傅纪年喜欢悠然居倒不是因为多有名多好吃,只是悠然居后面的小花园那里环境好又安静,对于喜静的他来说是最佳选择。
菜一上桌夏征也不客气,拿起桌面的筷子夹了一筷子送进嘴里。菜还没下肚就含糊的说起话来。
"进门时你看见没?"
傅纪年伸手,夹了面前的菜入口,送进嘴里之后抬眼看向夏征,没说话。
看见他神色,夏征知道他肯定没注意,'啧';了一声说,"苏丽的哥哥啊!"
"你说苏琛?"说着,又夹了一筷子菜,放到了碗里,语气淡淡的。
"啧啧啧,他也够稳得住,苏家现在都这样了,他还有闲情逸致来吃饭。"
听了这话,傅纪年缓缓的笑了起来,放下筷子去拿了手边的高脚杯,轻轻的晃,红色的液体在里面荡起来。
夏征见他讳莫如深的样子,背脊一挺立,眉眼一眯,盯着他。
"事情是你搞的?为了苏丽离婚?"
"与我无关。"
夏征放松下来,心想也是。傅纪年有那空闲时间,还不如多睡一会儿。
放眼面前的各色菜品,色香味俱全。夏征一边又说,"苏明坤估计已经气死了,公司危在旦夕,女儿还在替你卖力,儿子也撒手不管,跑去做什么医生了。"
"你做律师,你爸不也是被你气死的。"
夏征一愣,苦笑一声,"我做不做律师,他都会死,我医得了心病,医不了癌。"
"为个女人值么。"傅纪年不咸不淡的回答,视线停留在手里的红酒。
夏征声音突然提高,"诶诶诶,不是说苏琛嘛,怎么说起我来了。"
傅纪年置之一笑,"人家志不在此。"
"那你说做医生跟我做律师相比,哪个更没那么容易气死人?"
"都一样,救死扶伤。"
夏征:"..."
傅纪年视线扫过他疑惑的脸,酒杯送到嘴边抿了一口没说话。
夏征突然哈哈的笑了两声,反应过来他话里的意思。
"他做医生救人命,我做律师救的是广大被婚姻捆绑的男人。"
夏征笑完,低头吃菜的同时又聒噪起别的来。
吃完饭,夏征死皮赖脸的要傅纪年送他回家。

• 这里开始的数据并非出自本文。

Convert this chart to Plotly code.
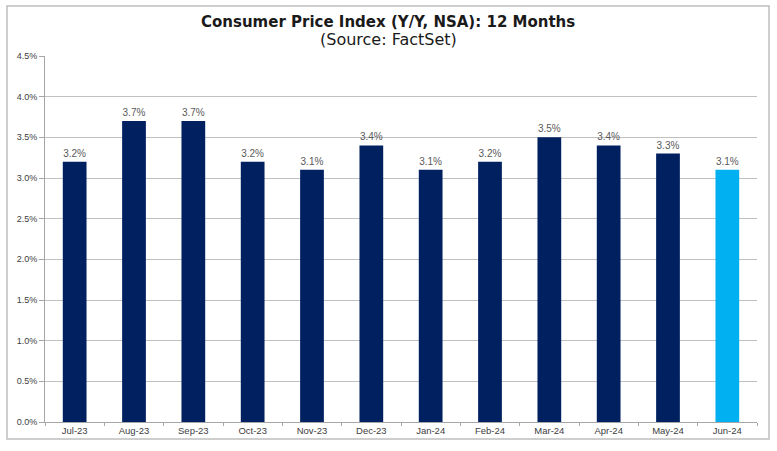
import plotly.graph_objects as go

months = ["Jul-23", "Aug-23", "Sep-23", "Oct-23", "Nov-23", "Dec-23",
          "Jan-24", "Feb-24", "Mar-24", "Apr-24", "May-24", "Jun-24"]
cpi = [3.2, 3.7, 3.7, 3.2, 3.1, 3.4, 3.1, 3.2, 3.5, 3.4, 3.3, 3.1]
ytick_vals = [0.0, 0.5, 1.0, 1.5, 2.0, 2.5, 3.0, 3.5, 4.0, 4.5]
ytick_text = [f"{v:.1f}%" for v in ytick_vals]

navy = "#002060"
light = "#00B0F0"
colors = [navy] * (len(months) - 1) + [light]

fig = go.Figure()
fig.add_trace(go.Bar(
    x=months, y=cpi,
    marker=dict(color=colors, line=dict(width=0)),
    text=[f"{v:.1f}%" for v in cpi],
    textposition="outside",
    textfont=dict(family="Liberation Sans, Arial", size=10, color="#595959"),
    cliponaxis=False,
    hoverinfo="skip",
))

L, R, T, B = 45, 757, 56, 422
W, H = 777, 451
pw, ph = R - L, B - T

fig.update_layout(
    width=W, height=H,
    margin=dict(l=L, r=W - R, t=T, b=H - B),
    paper_bgcolor="white", plot_bgcolor="white",
    bargap=0.6,
    showlegend=False,
    font=dict(family="Liberation Sans, Arial", color="#404040"),
    xaxis=dict(
        type="category",
        showgrid=False,
        showline=True, linecolor="#A6A6A6", linewidth=1,
        ticks="outside", tickson="boundaries", ticklen=3, tickcolor="#A6A6A6",
        tickfont=dict(size=9.5, color="#404040"),
    ),
    yaxis=dict(
        range=[0, 4.5],
        tickvals=ytick_vals, ticktext=ytick_text,
        showgrid=True, gridcolor="#C0C0C0", gridwidth=1,
        showline=True, linecolor="#A6A6A6", linewidth=1,
        ticks="outside", ticklen=5, tickcolor="#A6A6A6",
        tickfont=dict(size=9, color="#404040"),
        zeroline=False,
    ),
    shapes=[dict(
        type="rect", xref="paper", yref="paper",
        x0=(7 - L) / pw, x1=(769 - L) / pw,
        y0=(B - 439) / ph, y1=(B - 6) / ph,
        line=dict(color="#BFBFBF", width=1.5), fillcolor="rgba(0,0,0,0)",
        layer="below",
    )],
    annotations=[
        dict(text="<b>Consumer Price Index (Y/Y, NSA): 12 Months</b>",
             xref="paper", yref="paper", x=(388 - L) / pw, y=(B - 22) / ph,
             xanchor="center", yanchor="middle", showarrow=False,
             font=dict(size=15, color="#1a1a1a", family="DejaVu Sans")),
        dict(text="(Source: FactSet)",
             xref="paper", yref="paper", x=(388 - L) / pw, y=(B - 39) / ph,
             xanchor="center", yanchor="middle", showarrow=False,
             font=dict(size=16, color="#1a1a1a", family="DejaVu Sans")),
    ],
)

fig.write_html("out.html", config={"displayModeBar": False},
               post_script="document.body.style.margin='0px';")
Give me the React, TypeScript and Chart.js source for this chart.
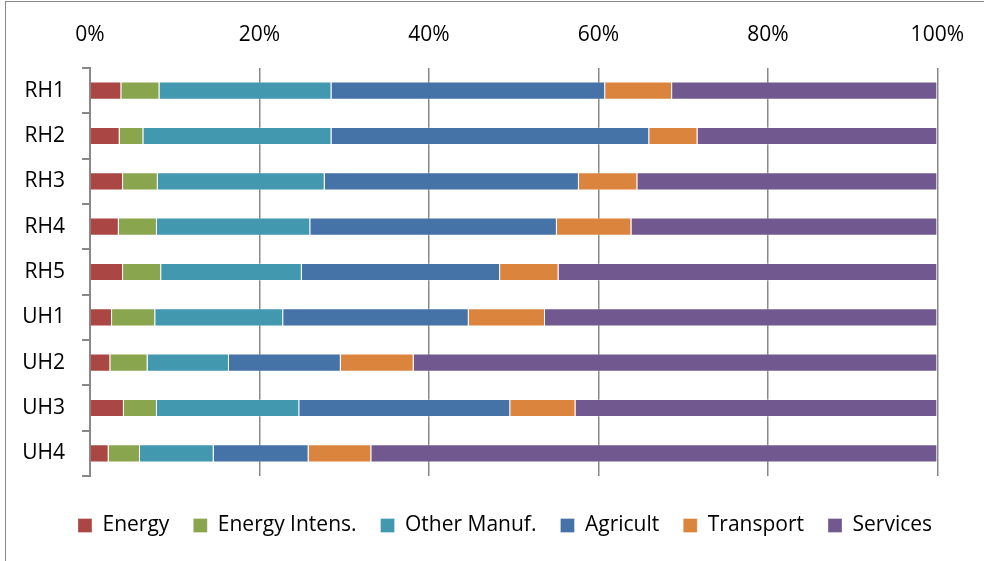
import React, { useEffect, useRef } from "react";
import { Chart, registerables } from "chart.js";

Chart.register(...registerables);

const categories = ["RH1", "RH2", "RH3", "RH4", "RH5", "UH1", "UH2", "UH3", "UH4"];
const energy = [3.7, 3.5, 3.9, 3.4, 3.9, 2.6, 2.4, 4.0, 2.2];
const energyIntens = [4.5, 2.8, 4.1, 4.5, 4.5, 5.1, 4.4, 3.9, 3.7];
const otherManuf = [20.3, 22.2, 19.7, 18.1, 16.6, 15.1, 9.6, 16.8, 8.7];
const agricult = [32.3, 37.5, 30.0, 29.1, 23.4, 21.9, 13.2, 24.9, 11.2];
const transport = [7.9, 5.7, 6.9, 8.8, 6.9, 9.0, 8.6, 7.7, 7.4];
const services = [31.3, 28.3, 35.4, 36.1, 44.7, 46.3, 61.8, 42.7, 66.8];
const xTicks = [0, 20, 40, 60, 80, 100];

const FONT = "'Open Sans', sans-serif";

const legendShift = {
  id: "legendShift",
  afterLayout(chart: any) {
    const l = chart.legend;
    if (l) {
      l.left += 36;
      l.right += 36;
    }
  },
};

export default function App() {
  const ref = useRef<HTMLCanvasElement | null>(null);
  useEffect(() => {
    if (!ref.current) return;
    const mk = (label: string, data: number[], color: string) => ({
      label,
      data,
      backgroundColor: color,
      borderColor: "rgba(255,255,255,0.3)",
      borderWidth: 1,
      barPercentage: 0.4,
      categoryPercentage: 1,
    });
    const chart = new Chart(ref.current, {
      type: "bar",
      data: {
        labels: categories,
        datasets: [
          mk("Energy", energy, "#AA4643"),
          mk("Energy Intens.", energyIntens, "#89A54E"),
          mk("Other Manuf.", otherManuf, "#4198AF"),
          mk("Agricult", agricult, "#4572A7"),
          mk("Transport", transport, "#DB843D"),
          mk("Services", services, "#71588F"),
        ],
      },
      plugins: [legendShift],
      options: {
        indexAxis: "y",
        responsive: false,
        animation: false,
        layout: { padding: { top: 0, left: 0, right: 46, bottom: 15 } },
        plugins: {
          tooltip: { enabled: false },
          legend: {
            position: "bottom",
            title: { display: true, text: " ", color: "rgba(0,0,0,0)", padding: 0, font: { size: 12.5 } },
            labels: {
              boxWidth: 14,
              boxHeight: 14,
              padding: 24,
              color: "#000",
              font: { family: FONT, size: 21 },
            },
          },
        },
        scales: {
          x: {
            position: "top",
            stacked: true,
            min: 0,
            max: 100,
            afterBuildTicks: (s: any) => {
              s.ticks = xTicks.map((v) => ({ value: v }));
            },
            ticks: {
              callback: (v: any) => v + "%",
              color: "#000",
              padding: 20,
              font: { family: FONT, size: 21 },
            },
            grid: { color: "#888", lineWidth: 1.5, drawTicks: false },
            border: { display: false },
            afterFit: (s: any) => {
              s.height = 68;
            },
          },
          y: {
            stacked: true,
            ticks: {
              color: "#000",
              padding: 17,
              font: { family: FONT, size: 21 },
            },
            grid: {
              offset: true,
              drawOnChartArea: false,
              tickLength: 8,
              color: "#888",
              lineWidth: 2,
            },
            border: { display: true, color: "#888", width: 2 },
            afterFit: (s: any) => {
              s.width = 90;
            },
          },
        },
      },
    });
    return () => chart.destroy();
  }, []);
  return (
    <div style={{ position: "fixed", left: 0, top: 0, width: 984, height: 561, background: "#fff" }}>
      <div
        style={{
          position: "absolute",
          left: 5,
          top: 1,
          width: 990,
          height: 580,
          borderLeft: "1px solid #888",
          borderTop: "1px solid #888",
        }}
      />
      <canvas ref={ref} width={984} height={561} style={{ position: "absolute", left: 0, top: 0 }} />
    </div>
  );
}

不料傅纪年却视若无睹的上车关门发动车子,以迅雷不及掩耳之势开着他的巴博斯消失在了夏征视线。
车子转弯,稳稳的停在北城大厦的门口。傅纪年慢条斯理的摸索出一根烟,点燃。然后在烟雾弥漫的车内眯眼看着门口稀稀落落出来的上班族,神色无波。
这大厦,他再熟悉不过了,闭着眼他都能开到这里来,从他的别墅到这里要过几个红绿灯他都知道。只因为这里有他心心念念的人儿。
回想过去那些日子,他半夜想她就开车来这门口,在车里静静的坐着盯着大厦的大门不知不觉就过去一夜的事情,他没少做。至少有一天夜里,他就看见了她。
也是现在这个季节,深夜里天空飘着小雪,他坐在车里点烟,烟雾弥漫间就看见她从大楼里跑出来,应该是在公司加班,她小心翼翼走出来的样子异常可爱,也不知道是不是因为她把自己裹得像个企鹅一样。(未完待续)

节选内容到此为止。